I think it would be preferable to use the same behavior as Hive, otherwise life becomes
more complicated for anyone doing INSERT or SELECT * with an HBase table through Impala.
(And I have to add caveats and usage notes in the docs.)
Repro:
In HBase shell, create a table with a single column family. I think most Impala tests use 1 column family per column, where you won't notice this behavior.
hbase(main):008:0> create 'sample_data_fast','cols'
0 row(s) in 71.8750 seconds
In Hive shell, create a mapping table. Notice how DESCRIBE repeats back the columns in the same order as in CREATE TABLE.
hive> create external table sample_data_fast (id string, val int, zfill string, name string, assertion boolean)
> STORED BY 'org.apache.hadoop.hive.hbase.HBaseStorageHandler'
> WITH SERDEPROPERTIES (
> "hbase.columns.mapping" =
> ":key,cols:val,cols:zfill,cols:name,cols:assertion")
> TBLPROPERTIES("hbase.table.name" = "sample_data_fast")
> ;
OK
Time taken: 1.7 seconds
hive> desc sample_data_fast;
OK
id string from deserializer
val int from deserializer
zfill string from deserializer
name string from deserializer
assertion boolean from deserializer
Time taken: 0.302 seconds
Now try the same DESCRIBE in impala-shell. The key column (id) is listed first. Then all the other columns, part of the same column family, are listed in alphabetical order rather than the order from CREATE TABLE:
[localhost:21000] > desc sample_data_fast;
Query: describe sample_data_fast
-------------------------
name | type | comment |
-------------------------
id | string | |
assertion | boolean | |
name | string | |
val | int | |
zfill | string |
-------------------------
Returned 5 row(s) in 0.02s
Thus if you already had Hive code that was doing SELECT * from an HBase table like this, you would get a different result set (different column order) in Impala.

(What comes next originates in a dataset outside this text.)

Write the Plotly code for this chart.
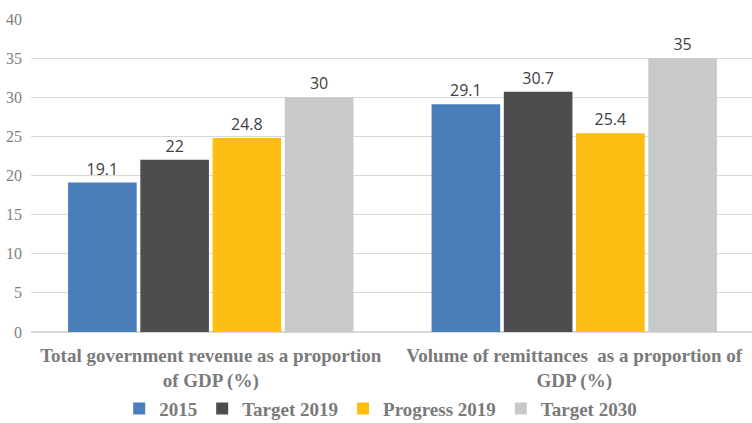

If you tried to copy from an HDFS table via 'INSERT INTO hbase_table SELECT * FROM hdfs_table', you would get an error because the columns don't match. If you made a separate column family for each column, the discrepancy is masked because you need more than one column per column family to experience the alphabetical ordering.
Since Hive is preserving the column order, the relevant info must be there in the metastore.